What was the government’s threat to go ‘on strike’ about?
It looks like another black mark against Dominic Cummings – but there’s method in the recklessness of the PM’s adviser, writes John Rentoul


When Boris Johnson announced on Thursday that he would ask MPs on Monday to vote for an early election, there were several things he did not say in his letter to Jeremy Corbyn or in his short TV interview.
One obvious question was: what would he do if – as seems likely – MPs refused to vote by the required two-thirds majority for an early election? So journalists in Westminster asked the prime minister’s spokespeople, and some of their answers were surprising.
“The government will not proceed with the bill,” they said. The withdrawal agreement bill would be “pulled”, and the government would refuse to put any other business through parliament. Instead, the prime minister would “campaign every day and at every opportunity for a general election”.
They did not use the word “strike”, but the impression they gave was that the business of government would cease until MPs accepted that an election was the only way to end parliament’s delay and obstruction of Brexit. This seemed to be confirmed a short time later, when the Treasury announced that the budget, pencilled in for 6 November, had been postponed.
The idea of a government going on strike didn’t make much sense, which is why journalists reported it so prominently. It also seemed to clash with the prime minister’s message of trying to “get Brexit done”.
He had won a vote in the Commons on the principle of the Brexit bill, and the opposition had offered to discuss a “reasonable” timetable, but now it was Johnson who seemed to be standing in the way of getting the legislation through.
Nor was the threat to abandon the bill believable. Johnson had already threatened to “pull” it once, if the Commons voted against his short timetable for it, but he had then merely “paused” it.
So it was no surprise when the message from the prime minister’s spokespeople was reversed on Friday. The government would not be going on strike after all; the prime minister “has a domestic agenda”, they said: “We want to deliver for the British public.”
It was like a badly organised trade union calling off a strike when it realised most of its members had already crossed the picket line.
Chalk up another mark against the Dominic Cummings wing of Johnson’s No 10 operation. Another empty threat causing confusion, not least in Downing Street itself, with the prime minister’s position changing by the hour. It seemed typical of Cummings, the former director of the Vote Leave campaign in the 2016 referendum, who had been responsible for suggesting the prime minister would find a way round the Benn Act, the law designed to prevent a no-deal Brexit. (He might still, of course, if Emmanuel Macron, the French president, refuses to allow an extension to the Brexit timetable, but Cummings also insisted for a long time that Johnson wouldn’t send the letter asking for an extension or had thought of other ways of dodging the law.)
Nevertheless there is method in Cummings’s recklessness.
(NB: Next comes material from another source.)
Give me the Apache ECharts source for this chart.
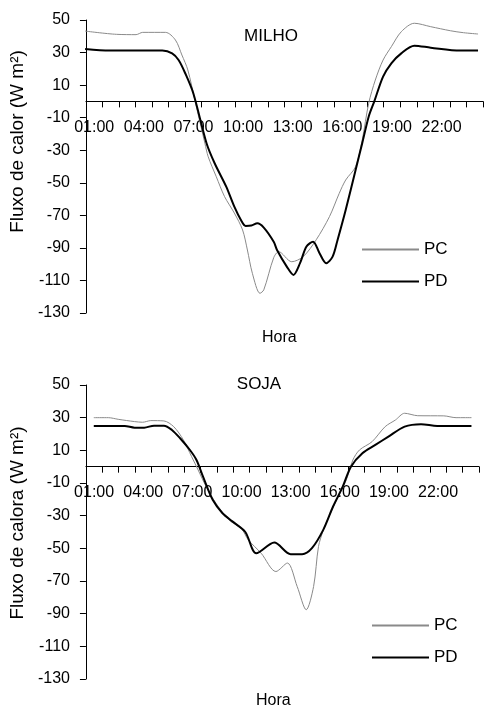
<!DOCTYPE html>
<html>
<head>
<meta charset="utf-8">
<script src="https://cdn.jsdelivr.net/npm/echarts@6/dist/echarts.min.js"></script>
<style>
  html, body { margin: 0; padding: 0; background: #fff; }
  #grafico { width: 486px; height: 708px; }
</style>
</head>
<body>
<div id="grafico"></div>
<script>
// rotulos do eixo x (hora) e posicao de cada um
var rotulosHora = ['01:00', '04:00', '07:00', '10:00', '13:00', '16:00', '19:00', '22:00'];
var posRotulos = [1, 4, 7, 10, 13, 16, 19, 22];

// MILHO - PC
var milhoPcHora = [0.45, 2.34, 3.53, 3.93, 5.31, 5.91, 6.3, 6.66, 7.1, 7.69, 7.89, 8.38, 8.88, 9.47, 9.97, 10.26, 10.56, 11.02, 11.25, 11.85, 12.15, 12.94, 13.63, 14.42, 15.22, 15.81, 16.2, 16.8, 17.2, 17.59, 17.99, 18.46, 18.96, 19.56, 20.35, 21.34, 22.53, 23.32, 24.2];
var milhoPcVal = [43.2, 41.2, 41, 42.4, 42.4, 37.7, 28.5, 19.3, 0, -25.7, -34, -46.3, -58.5, -68.6, -79, -91.3, -105.6, -117.9, -115.8, -96, -92.3, -98.5, -95.4, -85, -70.8, -56.5, -48.3, -40.1, -23.7, -1.2, 13.1, 25.4, 33.6, 42.8, 48, 45.9, 43.4, 42.2, 41.4];

// MILHO - PD
var milhoPdHora = [0.45, 1.94, 5.12, 5.71, 6.1, 6.5, 6.99, 7.79, 8.28, 8.98, 9.47, 9.87, 10.15, 10.5, 10.86, 11.25, 11.85, 12.05, 12.64, 13.04, 13.44, 13.83, 14.23, 14.62, 15.02, 15.41, 15.71, 16.2, 16.8, 17.2, 17.59, 17.93, 18.46, 18.96, 19.56, 20.35, 21.34, 23.12, 24.2];
var milhoPdVal = [32.2, 31.2, 31.2, 29.5, 25.4, 17.3, 5, -25.7, -38, -52.4, -64.7, -72.9, -76.5, -76.3, -74.9, -77.5, -86.2, -91.3, -101.5, -106.6, -99.4, -89.2, -86.2, -93.3, -99.4, -95.4, -85.1, -66.7, -42.1, -25.7, -9.4, 0, 15.2, 23.4, 29.5, 34.2, 33, 31.2, 31.2];

// SOJA - PC
var sojaPcHora = [0.98, 1.87, 2.47, 3.47, 3.96, 4.46, 5.26, 5.86, 6.45, 6.95, 7.35, 7.84, 8.44, 9.23, 10.0, 10.41, 11.2, 12.1, 12.8, 13.4, 13.95, 14.4, 14.7, 15.0, 15.25, 15.8, 16.4, 16.8, 17.2, 17.97, 18.77, 19.4, 19.96, 20.76, 22.35, 23.1, 24.04];
var sojaPcVal = [30, 30, 29, 27.6, 27.2, 28.2, 28, 24.5, 16.4, 6.2, -2, -12.2, -22.4, -32.6, -38, -44.8, -53, -64.2, -59, -73.4, -87.6, -73.4, -48.9, -38.7, -32.6, -20.3, -8.1, 4.1, 10.2, 15.3, 24.5, 28.6, 32.7, 31.2, 31.1, 30, 30];

// SOJA - PD
var sojaPdHora = [0.98, 2.87, 3.47, 4.06, 4.66, 5.26, 5.75, 6.25, 6.85, 7.25, 7.65, 8.24, 8.84, 9.44, 10.23, 10.9, 12.0, 13.0, 13.7, 14.3, 14.99, 15.59, 16.18, 16.68, 17.38, 18.17, 18.97, 19.96, 20.96, 21.95, 24.04];
var sojaPdVal = [24.9, 24.9, 23.9, 23.9, 25.1, 25.1, 22.5, 17.4, 10.2, 4.1, -6.1, -20.3, -28.5, -33.5, -40, -53, -46.5, -53.6, -53.6, -49.9, -38.7, -24.4, -12.2, 0, 8.2, 13.3, 18.4, 24.5, 26, 24.9, 24.9];

var fonte = 'Liberation Sans, Arial, sans-serif';
var yMin = -130, yMax = 50;
var alturaGrid = [293, 294];

// marcas do eixo x entre as horas
var marcasX = [];
for (var i = 0; i <= 24; i++) {
    marcasX.push(i + 0.5);
}

function pares(horas, vals) {
    var out = [];
    for (var i = 0; i < horas.length; i++) {
        out.push([horas[i], vals[i]]);
    }
    return out;
}

function eixoX(idx) {
    // eixo x passa pelo zero do eixo y
    var desloc = -alturaGrid[idx] * (0 - yMin) / (yMax - yMin);
    return {
        type: 'value', gridIndex: idx, min: 0.5, max: 24.5, position: 'bottom', offset: desloc,
        axisLine: { onZero: false, lineStyle: { color: '#000', width: 1 } },
        axisTick: { show: true, length: 6, customValues: marcasX, lineStyle: { color: '#000' } },
        axisLabel: {
            customValues: posRotulos, margin: 18, color: '#000', fontSize: 16, fontFamily: fonte,
            formatter: function (v) {
                var k = posRotulos.indexOf(v);
                return k >= 0 ? rotulosHora[k] : '';
            }
        },
        splitLine: { show: false }
    };
}

function eixoY(idx, nome, desvio) {
    return {
        type: 'value', gridIndex: idx, min: yMin, max: yMax, interval: 20,
        name: nome, nameLocation: 'middle', nameGap: 43,
        nameTextStyle: { color: '#000', fontSize: 19, fontFamily: fonte, padding: [0, 0, 0, desvio] },
        axisLine: { show: true, lineStyle: { color: '#000', width: 1 } },
        axisTick: { show: true, length: 6, lineStyle: { color: '#000' } },
        axisLabel: { margin: 16, color: '#000', fontSize: 16, fontFamily: fonte },
        splitLine: { show: false }
    };
}

function serie(nome, idx, dados, cor, larg) {
    return {
        name: nome, type: 'line', xAxisIndex: idx, yAxisIndex: idx,
        data: dados, symbol: 'none', smooth: 0.3,
        lineStyle: { color: cor, width: larg }, itemStyle: { color: cor },
        emphasis: { disabled: true }
    };
}

function legenda(esq, topo) {
    return {
        data: ['PC', 'PD'], orient: 'vertical', left: esq, top: topo, padding: 0,
        itemWidth: 57, itemHeight: 14, itemGap: 15, selectedMode: false,
        itemStyle: { opacity: 0 },
        textStyle: { fontSize: 17, color: '#000', fontFamily: fonte }
    };
}

var chart = echarts.init(document.getElementById('grafico'), null, { renderer: 'canvas' });

chart.setOption({
    animation: false,
    backgroundColor: '#fff',
    title: [
        { text: 'MILHO', left: 271, top: 28, textAlign: 'center', padding: 0,
          textStyle: { fontSize: 17, fontWeight: 'normal', color: '#000', fontFamily: fonte } },
        { text: 'SOJA', left: 259, top: 376, textAlign: 'center', padding: 0,
          textStyle: { fontSize: 17, fontWeight: 'normal', color: '#000', fontFamily: fonte } }
    ],
    legend: [legenda(361, 241), legenda(371, 617)],
    grid: [
        { left: 79, right: 3, top: 20, height: alturaGrid[0] },
        { left: 77, right: 7, top: 385, height: alturaGrid[1] }
    ],
    xAxis: [eixoX(0), eixoX(1)],
    yAxis: [eixoY(0, 'Fluxo de calor (W m²)', 50), eixoY(1, 'Fluxo de calora (W m²)', 18)],
    graphic: [
        { type: 'text', left: 262, top: 330, style: { text: 'Hora', fill: '#000', font: '16px ' + fonte } },
        { type: 'text', left: 256, top: 693, style: { text: 'Hora', fill: '#000', font: '16px ' + fonte } }
    ],
    series: [
        serie('PC', 0, pares(milhoPcHora, milhoPcVal), '#8a8a8a', 1),
        serie('PD', 0, pares(milhoPdHora, milhoPdVal), '#000', 2),
        serie('PC', 1, pares(sojaPcHora, sojaPcVal), '#8a8a8a', 1),
        serie('PD', 1, pares(sojaPdHora, sojaPdVal), '#000', 2)
    ]
});
</script>
</body>
</html>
For most people who don’t pay much attention to politics – and even for the many who do pay attention who have been confused in the last few days – recent headlines have got some simple messages across. Johnson really, really, really wanted to get Brexit done by 31 October; parliament delayed it. Johnson wants an election; the other parties do not.
Those are two solid gains for the prime minister’s standing in public opinion.